▽

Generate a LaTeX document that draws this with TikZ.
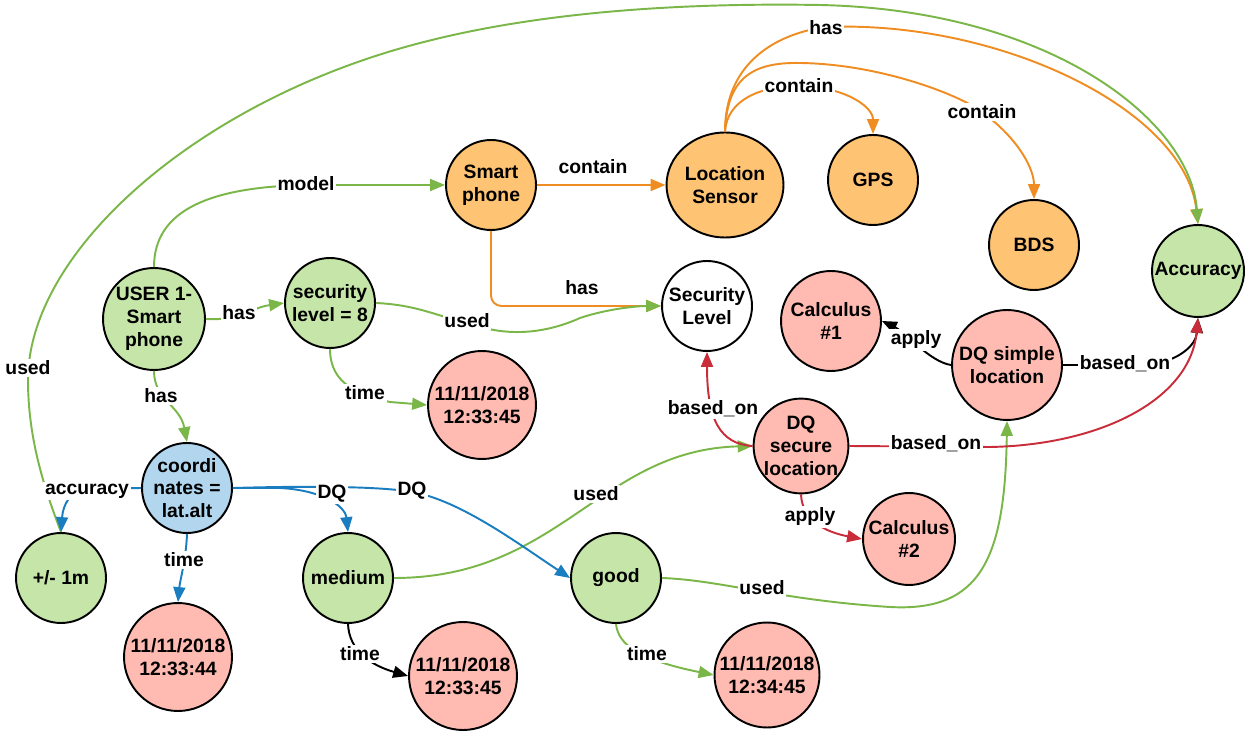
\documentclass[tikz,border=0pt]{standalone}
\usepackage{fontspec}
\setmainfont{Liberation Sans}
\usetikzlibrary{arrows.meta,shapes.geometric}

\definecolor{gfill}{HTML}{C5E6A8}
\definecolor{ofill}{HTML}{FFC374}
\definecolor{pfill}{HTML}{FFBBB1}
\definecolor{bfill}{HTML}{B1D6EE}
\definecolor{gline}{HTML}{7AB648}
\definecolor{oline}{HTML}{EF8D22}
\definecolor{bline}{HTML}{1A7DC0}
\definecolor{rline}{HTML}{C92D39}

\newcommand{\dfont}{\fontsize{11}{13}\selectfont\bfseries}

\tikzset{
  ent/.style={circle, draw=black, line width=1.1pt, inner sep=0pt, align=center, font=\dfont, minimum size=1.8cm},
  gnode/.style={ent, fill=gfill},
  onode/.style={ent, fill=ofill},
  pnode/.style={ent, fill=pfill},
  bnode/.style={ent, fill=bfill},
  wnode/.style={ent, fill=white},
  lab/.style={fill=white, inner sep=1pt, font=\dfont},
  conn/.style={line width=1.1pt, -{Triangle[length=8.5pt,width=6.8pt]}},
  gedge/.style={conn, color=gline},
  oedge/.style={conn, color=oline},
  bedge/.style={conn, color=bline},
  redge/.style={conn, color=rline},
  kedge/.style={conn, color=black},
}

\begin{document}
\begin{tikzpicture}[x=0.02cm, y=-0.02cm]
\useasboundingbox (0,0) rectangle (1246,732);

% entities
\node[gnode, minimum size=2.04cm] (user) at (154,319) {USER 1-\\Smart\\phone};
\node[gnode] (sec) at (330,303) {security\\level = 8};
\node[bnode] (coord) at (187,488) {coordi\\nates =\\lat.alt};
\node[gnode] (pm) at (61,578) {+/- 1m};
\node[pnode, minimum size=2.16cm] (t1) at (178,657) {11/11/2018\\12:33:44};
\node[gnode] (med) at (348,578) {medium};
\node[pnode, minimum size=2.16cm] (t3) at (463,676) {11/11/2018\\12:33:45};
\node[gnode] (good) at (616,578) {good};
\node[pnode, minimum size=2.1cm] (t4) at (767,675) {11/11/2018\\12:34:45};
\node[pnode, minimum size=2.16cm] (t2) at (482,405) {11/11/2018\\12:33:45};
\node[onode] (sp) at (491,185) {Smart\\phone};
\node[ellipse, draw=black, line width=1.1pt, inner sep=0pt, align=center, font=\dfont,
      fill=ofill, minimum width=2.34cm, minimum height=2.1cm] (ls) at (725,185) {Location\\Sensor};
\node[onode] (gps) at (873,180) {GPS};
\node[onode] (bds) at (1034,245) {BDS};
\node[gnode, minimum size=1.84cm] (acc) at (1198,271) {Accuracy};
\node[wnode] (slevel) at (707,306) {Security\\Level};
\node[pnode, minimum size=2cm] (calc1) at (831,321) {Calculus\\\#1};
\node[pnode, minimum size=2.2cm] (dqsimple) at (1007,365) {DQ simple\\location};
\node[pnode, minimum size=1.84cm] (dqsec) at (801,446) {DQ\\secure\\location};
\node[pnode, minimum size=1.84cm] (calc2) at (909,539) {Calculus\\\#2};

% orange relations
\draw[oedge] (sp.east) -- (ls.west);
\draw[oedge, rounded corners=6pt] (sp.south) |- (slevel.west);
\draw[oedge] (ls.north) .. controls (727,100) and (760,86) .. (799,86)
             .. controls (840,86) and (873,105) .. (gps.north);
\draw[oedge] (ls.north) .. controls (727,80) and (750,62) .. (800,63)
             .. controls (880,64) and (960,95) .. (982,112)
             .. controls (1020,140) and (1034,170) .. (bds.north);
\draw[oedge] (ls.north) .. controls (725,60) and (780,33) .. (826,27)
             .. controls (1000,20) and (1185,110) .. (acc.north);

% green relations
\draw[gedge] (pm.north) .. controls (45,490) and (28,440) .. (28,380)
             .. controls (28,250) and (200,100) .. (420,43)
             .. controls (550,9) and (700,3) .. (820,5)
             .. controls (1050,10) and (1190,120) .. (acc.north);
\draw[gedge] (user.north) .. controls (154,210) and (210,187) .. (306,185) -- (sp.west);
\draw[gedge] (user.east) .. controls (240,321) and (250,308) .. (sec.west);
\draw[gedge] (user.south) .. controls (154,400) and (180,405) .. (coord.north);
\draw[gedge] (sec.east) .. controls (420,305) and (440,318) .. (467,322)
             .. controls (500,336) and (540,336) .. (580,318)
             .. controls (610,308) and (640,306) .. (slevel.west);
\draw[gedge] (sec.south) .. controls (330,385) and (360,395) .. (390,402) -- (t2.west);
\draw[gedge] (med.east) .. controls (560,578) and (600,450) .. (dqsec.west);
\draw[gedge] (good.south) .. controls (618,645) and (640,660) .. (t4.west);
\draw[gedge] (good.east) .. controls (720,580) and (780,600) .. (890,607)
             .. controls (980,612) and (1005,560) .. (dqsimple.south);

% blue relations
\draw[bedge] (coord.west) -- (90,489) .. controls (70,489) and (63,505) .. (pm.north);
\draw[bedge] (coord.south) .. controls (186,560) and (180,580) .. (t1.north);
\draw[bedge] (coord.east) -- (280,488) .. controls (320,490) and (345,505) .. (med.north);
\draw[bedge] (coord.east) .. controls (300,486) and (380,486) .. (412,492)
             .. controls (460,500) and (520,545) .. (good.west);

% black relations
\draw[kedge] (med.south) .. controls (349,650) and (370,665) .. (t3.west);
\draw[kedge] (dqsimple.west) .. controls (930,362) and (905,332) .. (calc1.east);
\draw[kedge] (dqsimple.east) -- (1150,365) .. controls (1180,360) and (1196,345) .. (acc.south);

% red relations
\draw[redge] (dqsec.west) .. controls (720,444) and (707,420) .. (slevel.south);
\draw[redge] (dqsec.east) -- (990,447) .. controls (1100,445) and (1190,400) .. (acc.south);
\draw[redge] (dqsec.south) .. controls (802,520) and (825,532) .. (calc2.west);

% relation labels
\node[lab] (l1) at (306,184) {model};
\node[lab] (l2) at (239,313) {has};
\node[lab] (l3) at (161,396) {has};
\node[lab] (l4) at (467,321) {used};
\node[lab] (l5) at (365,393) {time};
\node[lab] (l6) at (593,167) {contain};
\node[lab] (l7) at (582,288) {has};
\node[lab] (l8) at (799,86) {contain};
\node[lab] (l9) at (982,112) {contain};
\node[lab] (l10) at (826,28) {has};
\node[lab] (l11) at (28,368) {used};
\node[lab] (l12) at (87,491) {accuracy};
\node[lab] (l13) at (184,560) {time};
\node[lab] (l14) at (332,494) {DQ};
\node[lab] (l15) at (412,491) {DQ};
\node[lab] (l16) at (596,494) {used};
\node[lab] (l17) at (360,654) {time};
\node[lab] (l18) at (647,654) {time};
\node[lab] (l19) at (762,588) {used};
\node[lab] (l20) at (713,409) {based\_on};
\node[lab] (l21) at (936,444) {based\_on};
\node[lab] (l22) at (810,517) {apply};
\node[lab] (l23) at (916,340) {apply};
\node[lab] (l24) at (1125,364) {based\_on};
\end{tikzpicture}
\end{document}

△

WORK INSTRUCTIONS
The data should be printed again unchanged; leave its pictures out.

REPLY
Generate a LaTeX document that draws this with TikZ.
\documentclass[tikz,border=0pt]{standalone}
\usepackage{fontspec}
\setmainfont{Liberation Sans}
\usetikzlibrary{arrows.meta,shapes.geometric}

\definecolor{gfill}{HTML}{C5E6A8}
\definecolor{ofill}{HTML}{FFC374}
\definecolor{pfill}{HTML}{FFBBB1}
\definecolor{bfill}{HTML}{B1D6EE}
\definecolor{gline}{HTML}{7AB648}
\definecolor{oline}{HTML}{EF8D22}
\definecolor{bline}{HTML}{1A7DC0}
\definecolor{rline}{HTML}{C92D39}

\newcommand{\dfont}{\fontsize{11}{13}\selectfont\bfseries}

\tikzset{
  ent/.style={circle, draw=black, line width=1.1pt, inner sep=0pt, align=center, font=\dfont, minimum size=1.8cm},
  gnode/.style={ent, fill=gfill},
  onode/.style={ent, fill=ofill},
  pnode/.style={ent, fill=pfill},
  bnode/.style={ent, fill=bfill},
  wnode/.style={ent, fill=white},
  lab/.style={fill=white, inner sep=1pt, font=\dfont},
  conn/.style={line width=1.1pt, -{Triangle[length=8.5pt,width=6.8pt]}},
  gedge/.style={conn, color=gline},
  oedge/.style={conn, color=oline},
  bedge/.style={conn, color=bline},
  redge/.style={conn, color=rline},
  kedge/.style={conn, color=black},
}

\begin{document}
\begin{tikzpicture}[x=0.02cm, y=-0.02cm]
\useasboundingbox (0,0) rectangle (1246,732);

% entities
\node[gnode, minimum size=2.04cm] (user) at (154,319) {USER 1-\\Smart\\phone};
\node[gnode] (sec) at (330,303) {security\\level = 8};
\node[bnode] (coord) at (187,488) {coordi\\nates =\\lat.alt};
\node[gnode] (pm) at (61,578) {+/- 1m};
\node[pnode, minimum size=2.16cm] (t1) at (178,657) {11/11/2018\\12:33:44};
\node[gnode] (med) at (348,578) {medium};
\node[pnode, minimum size=2.16cm] (t3) at (463,676) {11/11/2018\\12:33:45};
\node[gnode] (good) at (616,578) {good};
\node[pnode, minimum size=2.1cm] (t4) at (767,675) {11/11/2018\\12:34:45};
\node[pnode, minimum size=2.16cm] (t2) at (482,405) {11/11/2018\\12:33:45};
\node[onode] (sp) at (491,185) {Smart\\phone};
\node[ellipse, draw=black, line width=1.1pt, inner sep=0pt, align=center, font=\dfont,
      fill=ofill, minimum width=2.34cm, minimum height=2.1cm] (ls) at (725,185) {Location\\Sensor};
\node[onode] (gps) at (873,180) {GPS};
\node[onode] (bds) at (1034,245) {BDS};
\node[gnode, minimum size=1.84cm] (acc) at (1198,271) {Accuracy};
\node[wnode] (slevel) at (707,306) {Security\\Level};
\node[pnode, minimum size=2cm] (calc1) at (831,321) {Calculus\\\#1};
\node[pnode, minimum size=2.2cm] (dqsimple) at (1007,365) {DQ simple\\location};
\node[pnode, minimum size=1.84cm] (dqsec) at (801,446) {DQ\\secure\\location};
\node[pnode, minimum size=1.84cm] (calc2) at (909,539) {Calculus\\\#2};

% orange relations
\draw[oedge] (sp.east) -- (ls.west);
\draw[oedge, rounded corners=6pt] (sp.south) |- (slevel.west);
\draw[oedge] (ls.north) .. controls (727,100) and (760,86) .. (799,86)
             .. controls (840,86) and (873,105) .. (gps.north);
\draw[oedge] (ls.north) .. controls (727,80) and (750,62) .. (800,63)
             .. controls (880,64) and (960,95) .. (982,112)
             .. controls (1020,140) and (1034,170) .. (bds.north);
\draw[oedge] (ls.north) .. controls (725,60) and (780,33) .. (826,27)
             .. controls (1000,20) and (1185,110) .. (acc.north);

% green relations
\draw[gedge] (pm.north) .. controls (45,490) and (28,440) .. (28,380)
             .. controls (28,250) and (200,100) .. (420,43)
             .. controls (550,9) and (700,3) .. (820,5)
             .. controls (1050,10) and (1190,120) .. (acc.north);
\draw[gedge] (user.north) .. controls (154,210) and (210,187) .. (306,185) -- (sp.west);
\draw[gedge] (user.east) .. controls (240,321) and (250,308) .. (sec.west);
\draw[gedge] (user.south) .. controls (154,400) and (180,405) .. (coord.north);
\draw[gedge] (sec.east) .. controls (420,305) and (440,318) .. (467,322)
             .. controls (500,336) and (540,336) .. (580,318)
             .. controls (610,308) and (640,306) .. (slevel.west);
\draw[gedge] (sec.south) .. controls (330,385) and (360,395) .. (390,402) -- (t2.west);
\draw[gedge] (med.east) .. controls (560,578) and (600,450) .. (dqsec.west);
\draw[gedge] (good.south) .. controls (618,645) and (640,660) .. (t4.west);
\draw[gedge] (good.east) .. controls (720,580) and (780,600) .. (890,607)
             .. controls (980,612) and (1005,560) .. (dqsimple.south);

% blue relations
\draw[bedge] (coord.west) -- (90,489) .. controls (70,489) and (63,505) .. (pm.north);
\draw[bedge] (coord.south) .. controls (186,560) and (180,580) .. (t1.north);
\draw[bedge] (coord.east) -- (280,488) .. controls (320,490) and (345,505) .. (med.north);
\draw[bedge] (coord.east) .. controls (300,486) and (380,486) .. (412,492)
             .. controls (460,500) and (520,545) .. (good.west);

% black relations
\draw[kedge] (med.south) .. controls (349,650) and (370,665) .. (t3.west);
\draw[kedge] (dqsimple.west) .. controls (930,362) and (905,332) .. (calc1.east);
\draw[kedge] (dqsimple.east) -- (1150,365) .. controls (1180,360) and (1196,345) .. (acc.south);

% red relations
\draw[redge] (dqsec.west) .. controls (720,444) and (707,420) .. (slevel.south);
\draw[redge] (dqsec.east) -- (990,447) .. controls (1100,445) and (1190,400) .. (acc.south);
\draw[redge] (dqsec.south) .. controls (802,520) and (825,532) .. (calc2.west);

% relation labels
\node[lab] (l1) at (306,184) {model};
\node[lab] (l2) at (239,313) {has};
\node[lab] (l3) at (161,396) {has};
\node[lab] (l4) at (467,321) {used};
\node[lab] (l5) at (365,393) {time};
\node[lab] (l6) at (593,167) {contain};
\node[lab] (l7) at (582,288) {has};
\node[lab] (l8) at (799,86) {contain};
\node[lab] (l9) at (982,112) {contain};
\node[lab] (l10) at (826,28) {has};
\node[lab] (l11) at (28,368) {used};
\node[lab] (l12) at (87,491) {accuracy};
\node[lab] (l13) at (184,560) {time};
\node[lab] (l14) at (332,494) {DQ};
\node[lab] (l15) at (412,491) {DQ};
\node[lab] (l16) at (596,494) {used};
\node[lab] (l17) at (360,654) {time};
\node[lab] (l18) at (647,654) {time};
\node[lab] (l19) at (762,588) {used};
\node[lab] (l20) at (713,409) {based\_on};
\node[lab] (l21) at (936,444) {based\_on};
\node[lab] (l22) at (810,517) {apply};
\node[lab] (l23) at (916,340) {apply};
\node[lab] (l24) at (1125,364) {based\_on};
\end{tikzpicture}
\end{document}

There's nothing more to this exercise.